▼

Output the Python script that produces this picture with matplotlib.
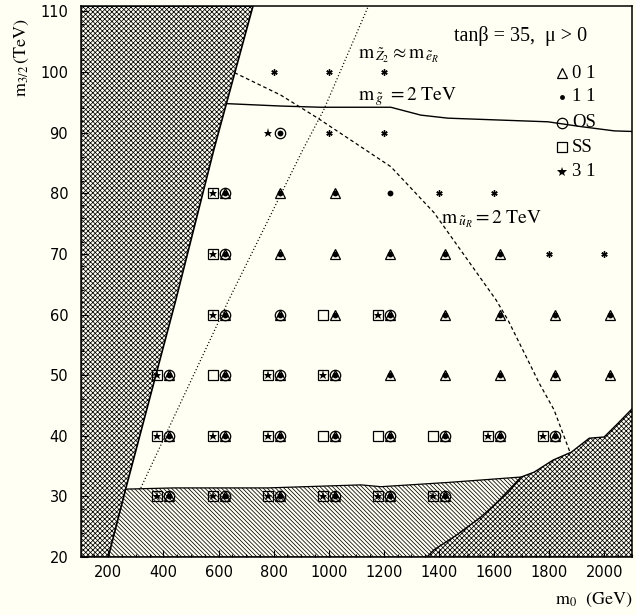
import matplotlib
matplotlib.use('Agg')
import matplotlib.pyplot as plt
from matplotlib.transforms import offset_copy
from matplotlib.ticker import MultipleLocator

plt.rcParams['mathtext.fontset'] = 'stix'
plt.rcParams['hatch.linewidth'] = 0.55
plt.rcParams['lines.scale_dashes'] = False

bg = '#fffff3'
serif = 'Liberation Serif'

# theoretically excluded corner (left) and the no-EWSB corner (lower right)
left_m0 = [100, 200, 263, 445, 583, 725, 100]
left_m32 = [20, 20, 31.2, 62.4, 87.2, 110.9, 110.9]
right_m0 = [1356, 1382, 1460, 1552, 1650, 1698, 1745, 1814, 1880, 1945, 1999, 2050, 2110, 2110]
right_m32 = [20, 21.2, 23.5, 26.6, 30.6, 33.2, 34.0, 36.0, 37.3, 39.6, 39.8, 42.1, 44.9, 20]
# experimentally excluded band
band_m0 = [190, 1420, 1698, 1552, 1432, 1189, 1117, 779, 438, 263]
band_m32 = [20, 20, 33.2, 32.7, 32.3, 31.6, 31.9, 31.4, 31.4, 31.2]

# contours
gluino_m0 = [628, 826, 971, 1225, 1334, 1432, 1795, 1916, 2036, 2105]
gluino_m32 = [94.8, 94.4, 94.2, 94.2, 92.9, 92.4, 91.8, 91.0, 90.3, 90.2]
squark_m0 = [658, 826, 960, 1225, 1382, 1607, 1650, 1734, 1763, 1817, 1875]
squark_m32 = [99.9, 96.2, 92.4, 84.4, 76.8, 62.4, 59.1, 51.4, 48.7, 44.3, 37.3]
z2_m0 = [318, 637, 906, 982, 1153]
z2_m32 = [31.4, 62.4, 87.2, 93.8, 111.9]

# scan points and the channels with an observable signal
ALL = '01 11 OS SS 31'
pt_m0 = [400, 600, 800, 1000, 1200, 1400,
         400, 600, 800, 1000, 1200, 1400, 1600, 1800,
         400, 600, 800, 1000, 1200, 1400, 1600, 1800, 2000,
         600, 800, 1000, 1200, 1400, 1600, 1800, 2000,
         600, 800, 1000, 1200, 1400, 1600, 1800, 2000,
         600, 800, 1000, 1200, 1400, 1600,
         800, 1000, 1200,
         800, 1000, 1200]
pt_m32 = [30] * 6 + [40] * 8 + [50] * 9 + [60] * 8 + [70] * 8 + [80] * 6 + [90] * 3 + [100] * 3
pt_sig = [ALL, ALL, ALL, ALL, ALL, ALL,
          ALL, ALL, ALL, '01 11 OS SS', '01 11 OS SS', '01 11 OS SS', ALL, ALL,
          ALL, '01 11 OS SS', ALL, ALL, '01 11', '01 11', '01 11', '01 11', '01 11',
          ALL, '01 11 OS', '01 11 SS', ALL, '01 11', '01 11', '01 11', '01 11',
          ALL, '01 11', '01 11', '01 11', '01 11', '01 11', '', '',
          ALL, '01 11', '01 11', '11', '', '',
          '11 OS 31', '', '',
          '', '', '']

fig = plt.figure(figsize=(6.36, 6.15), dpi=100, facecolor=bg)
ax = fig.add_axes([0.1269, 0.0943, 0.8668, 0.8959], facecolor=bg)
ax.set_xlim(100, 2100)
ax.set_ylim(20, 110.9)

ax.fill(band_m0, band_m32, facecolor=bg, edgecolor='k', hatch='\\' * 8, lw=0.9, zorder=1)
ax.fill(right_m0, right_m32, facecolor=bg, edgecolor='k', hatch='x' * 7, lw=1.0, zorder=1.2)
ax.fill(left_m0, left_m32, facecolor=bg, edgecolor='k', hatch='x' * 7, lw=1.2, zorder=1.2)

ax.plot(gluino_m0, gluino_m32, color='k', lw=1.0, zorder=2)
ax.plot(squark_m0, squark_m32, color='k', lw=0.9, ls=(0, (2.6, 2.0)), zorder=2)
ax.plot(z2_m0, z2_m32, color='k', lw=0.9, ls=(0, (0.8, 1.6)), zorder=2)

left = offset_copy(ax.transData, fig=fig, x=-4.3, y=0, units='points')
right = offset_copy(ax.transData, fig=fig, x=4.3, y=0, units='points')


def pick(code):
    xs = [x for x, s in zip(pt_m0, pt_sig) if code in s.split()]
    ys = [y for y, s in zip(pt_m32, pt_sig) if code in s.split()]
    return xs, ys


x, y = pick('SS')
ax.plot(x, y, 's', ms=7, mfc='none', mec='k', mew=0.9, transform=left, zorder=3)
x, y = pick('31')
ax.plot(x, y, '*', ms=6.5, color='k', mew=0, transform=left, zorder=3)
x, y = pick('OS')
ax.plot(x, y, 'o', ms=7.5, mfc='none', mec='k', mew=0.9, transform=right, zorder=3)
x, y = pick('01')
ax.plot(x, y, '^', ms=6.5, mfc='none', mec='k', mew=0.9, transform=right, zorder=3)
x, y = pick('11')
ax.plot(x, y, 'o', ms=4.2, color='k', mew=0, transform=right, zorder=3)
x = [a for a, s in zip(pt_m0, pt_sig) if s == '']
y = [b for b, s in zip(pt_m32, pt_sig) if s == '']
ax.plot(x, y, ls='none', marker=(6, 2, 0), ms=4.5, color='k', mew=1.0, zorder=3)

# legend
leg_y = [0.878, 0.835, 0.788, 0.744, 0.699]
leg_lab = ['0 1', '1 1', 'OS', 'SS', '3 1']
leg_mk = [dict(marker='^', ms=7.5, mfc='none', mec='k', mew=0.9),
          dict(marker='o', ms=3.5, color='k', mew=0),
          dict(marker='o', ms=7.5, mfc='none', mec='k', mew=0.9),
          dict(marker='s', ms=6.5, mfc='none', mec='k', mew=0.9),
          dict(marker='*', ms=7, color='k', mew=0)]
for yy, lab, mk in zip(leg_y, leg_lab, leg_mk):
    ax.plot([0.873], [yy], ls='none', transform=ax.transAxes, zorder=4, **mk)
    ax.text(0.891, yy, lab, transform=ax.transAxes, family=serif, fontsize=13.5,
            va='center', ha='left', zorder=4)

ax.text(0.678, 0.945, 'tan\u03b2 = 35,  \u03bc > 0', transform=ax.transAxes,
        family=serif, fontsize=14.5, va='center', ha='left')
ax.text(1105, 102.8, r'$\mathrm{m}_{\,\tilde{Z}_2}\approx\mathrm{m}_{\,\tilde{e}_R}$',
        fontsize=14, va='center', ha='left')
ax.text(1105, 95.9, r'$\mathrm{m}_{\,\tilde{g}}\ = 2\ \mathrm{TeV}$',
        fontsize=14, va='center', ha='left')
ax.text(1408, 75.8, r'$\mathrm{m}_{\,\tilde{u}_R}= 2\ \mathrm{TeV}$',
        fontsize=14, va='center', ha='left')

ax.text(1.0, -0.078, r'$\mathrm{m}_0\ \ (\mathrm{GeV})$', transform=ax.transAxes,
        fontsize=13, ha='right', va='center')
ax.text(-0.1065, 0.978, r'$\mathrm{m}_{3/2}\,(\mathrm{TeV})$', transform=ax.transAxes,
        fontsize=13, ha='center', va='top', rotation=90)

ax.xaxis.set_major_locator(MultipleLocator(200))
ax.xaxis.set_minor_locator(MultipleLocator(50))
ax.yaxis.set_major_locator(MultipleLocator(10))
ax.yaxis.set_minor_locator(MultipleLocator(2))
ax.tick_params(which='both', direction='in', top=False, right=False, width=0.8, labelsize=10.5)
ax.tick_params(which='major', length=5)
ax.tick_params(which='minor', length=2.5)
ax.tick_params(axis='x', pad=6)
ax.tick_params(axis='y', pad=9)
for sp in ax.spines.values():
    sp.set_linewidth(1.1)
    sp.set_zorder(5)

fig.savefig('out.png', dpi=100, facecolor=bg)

▲
▼

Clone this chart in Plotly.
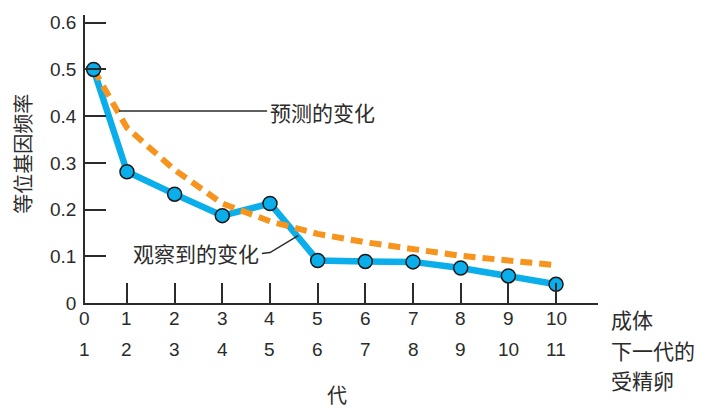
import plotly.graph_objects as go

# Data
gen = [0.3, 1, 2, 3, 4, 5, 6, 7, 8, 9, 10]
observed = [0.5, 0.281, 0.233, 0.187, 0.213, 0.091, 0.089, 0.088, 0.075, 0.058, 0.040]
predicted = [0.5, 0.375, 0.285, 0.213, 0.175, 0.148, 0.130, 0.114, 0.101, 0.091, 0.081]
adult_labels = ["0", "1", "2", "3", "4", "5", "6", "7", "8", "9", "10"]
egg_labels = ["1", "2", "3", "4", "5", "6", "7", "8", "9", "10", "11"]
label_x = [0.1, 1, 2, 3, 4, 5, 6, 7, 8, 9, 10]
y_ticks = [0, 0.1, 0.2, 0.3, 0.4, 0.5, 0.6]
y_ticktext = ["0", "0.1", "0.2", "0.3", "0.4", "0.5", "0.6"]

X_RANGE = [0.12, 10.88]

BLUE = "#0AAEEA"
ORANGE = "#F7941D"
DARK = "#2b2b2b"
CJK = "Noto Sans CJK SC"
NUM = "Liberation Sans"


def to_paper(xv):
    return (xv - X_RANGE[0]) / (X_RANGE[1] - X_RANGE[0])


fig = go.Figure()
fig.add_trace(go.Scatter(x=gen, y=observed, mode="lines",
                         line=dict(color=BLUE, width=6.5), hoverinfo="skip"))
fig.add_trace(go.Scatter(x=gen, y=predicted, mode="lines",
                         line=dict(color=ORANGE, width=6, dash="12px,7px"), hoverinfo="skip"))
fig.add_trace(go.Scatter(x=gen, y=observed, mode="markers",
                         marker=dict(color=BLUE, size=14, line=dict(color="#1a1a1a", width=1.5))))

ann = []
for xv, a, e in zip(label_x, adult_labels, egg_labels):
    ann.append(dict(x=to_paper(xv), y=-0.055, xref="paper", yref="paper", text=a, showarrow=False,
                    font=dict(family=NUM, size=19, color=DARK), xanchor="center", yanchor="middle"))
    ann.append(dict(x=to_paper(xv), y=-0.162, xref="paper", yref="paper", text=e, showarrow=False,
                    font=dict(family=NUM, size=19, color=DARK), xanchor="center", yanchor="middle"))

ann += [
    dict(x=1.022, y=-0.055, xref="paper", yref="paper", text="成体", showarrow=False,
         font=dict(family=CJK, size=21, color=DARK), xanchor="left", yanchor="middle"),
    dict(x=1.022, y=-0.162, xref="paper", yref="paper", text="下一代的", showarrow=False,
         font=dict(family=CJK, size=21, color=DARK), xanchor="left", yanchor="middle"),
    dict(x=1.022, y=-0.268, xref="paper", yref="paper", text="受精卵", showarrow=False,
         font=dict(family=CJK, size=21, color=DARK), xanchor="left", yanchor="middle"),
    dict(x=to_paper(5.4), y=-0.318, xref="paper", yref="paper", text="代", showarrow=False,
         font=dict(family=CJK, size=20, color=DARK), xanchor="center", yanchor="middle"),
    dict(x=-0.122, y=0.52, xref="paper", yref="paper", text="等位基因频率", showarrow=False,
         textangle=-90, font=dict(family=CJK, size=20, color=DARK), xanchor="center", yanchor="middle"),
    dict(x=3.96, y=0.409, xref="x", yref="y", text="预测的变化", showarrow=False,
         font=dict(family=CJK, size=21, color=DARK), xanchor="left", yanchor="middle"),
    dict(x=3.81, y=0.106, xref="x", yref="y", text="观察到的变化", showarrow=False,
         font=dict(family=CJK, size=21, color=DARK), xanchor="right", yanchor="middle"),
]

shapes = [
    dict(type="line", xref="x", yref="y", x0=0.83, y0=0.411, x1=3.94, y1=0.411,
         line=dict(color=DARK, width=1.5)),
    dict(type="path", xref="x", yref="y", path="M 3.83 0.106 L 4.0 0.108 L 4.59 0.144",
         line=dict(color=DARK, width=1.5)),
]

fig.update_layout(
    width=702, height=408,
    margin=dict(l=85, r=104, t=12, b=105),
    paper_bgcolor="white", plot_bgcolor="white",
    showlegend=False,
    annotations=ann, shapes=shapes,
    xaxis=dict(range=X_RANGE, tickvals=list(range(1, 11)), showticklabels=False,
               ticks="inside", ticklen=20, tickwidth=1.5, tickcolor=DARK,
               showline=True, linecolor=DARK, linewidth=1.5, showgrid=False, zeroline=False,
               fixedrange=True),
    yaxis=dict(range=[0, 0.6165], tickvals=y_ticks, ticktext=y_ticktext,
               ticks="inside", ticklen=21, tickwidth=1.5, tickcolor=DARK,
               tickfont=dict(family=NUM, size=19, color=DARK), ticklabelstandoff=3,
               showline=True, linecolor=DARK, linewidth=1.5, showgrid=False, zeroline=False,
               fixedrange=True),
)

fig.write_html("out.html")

▲

> **WHAT NEEDS TO BE DONE**
Above are some records; extract exactly the lines from the one containing "Output the Python" through the one containing "plt.rcParams['lines.scale_dashes'] = False" and drop the pictures.

> **RESULT OF THIS TASK**
Output the Python script that produces this picture with matplotlib.
import matplotlib
matplotlib.use('Agg')
import matplotlib.pyplot as plt
from matplotlib.transforms import offset_copy
from matplotlib.ticker import MultipleLocator

plt.rcParams['mathtext.fontset'] = 'stix'
plt.rcParams['hatch.linewidth'] = 0.55
plt.rcParams['lines.scale_dashes'] = False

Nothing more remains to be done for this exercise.